The DART mission deflected the moonlet Dimorphos by directly colliding with it at high speed. This impact altered Dimorphos’s momentum, resulting in a change to its orbital path around its parent asteroid, Didymos.

As a result, NASA researchers were expecting DART to create a sizable crater. But the mission reshaped Dimorphos’s surface in unforeseen ways. The collision generated an ejecta curtain, propelling debris into space and altering the asteroid’s surface topography. This phenomenon provided critical data on the asteroid’s structural integrity and the dynamics of ejecta in microgravity environments, offering new perspectives on asteroid material composition and behavior.

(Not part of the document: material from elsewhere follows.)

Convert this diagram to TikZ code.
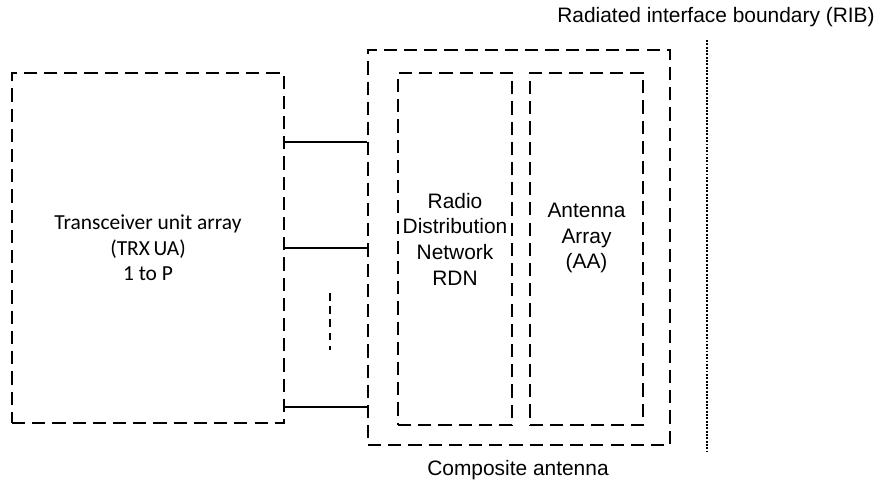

Sabina Raducan and her team used advanced shock physics simulations, guided by initial DART mission findings, to study the impact on Dimorphos. Their models, which closely matched the actual impact observations, indicate that Dimorphos is a weak asteroid, with surface characteristics similar to other asteroids.

The simulations suggest Dimorphos is a “rubble-pile” asteroid, a type characterized by a loose collection of rocks bound by weak gravitational forces. Surprisingly, the mission uncovered that Dimorphos’s cohesive strength was much lower than anticipated, and its bulk density was comparable to other well-studied asteroids like Ryugu and Bennu. These findings suggest that despite their varied appearances and orbits, these space rocks share common origins or formation processes.

Dimorphos images from Arecibo Observatory
Radar images from the Arecibo Observatory from 2003. This was our best view of Dimorphos then. Image via Wikimedia Commons.

The findings, once more, are important on two fronts. Firstly, they suggest that many asteroids may have formed in the same way and may be structurally weak.

This paves the way for more effective defensive mechanisms against potential asteroid threats — which may just prove to be useful in the future. Enriching our understanding of our solar system is, at the same time, making us a bit safer in the solar system.

The study was published in Nature Astronomy.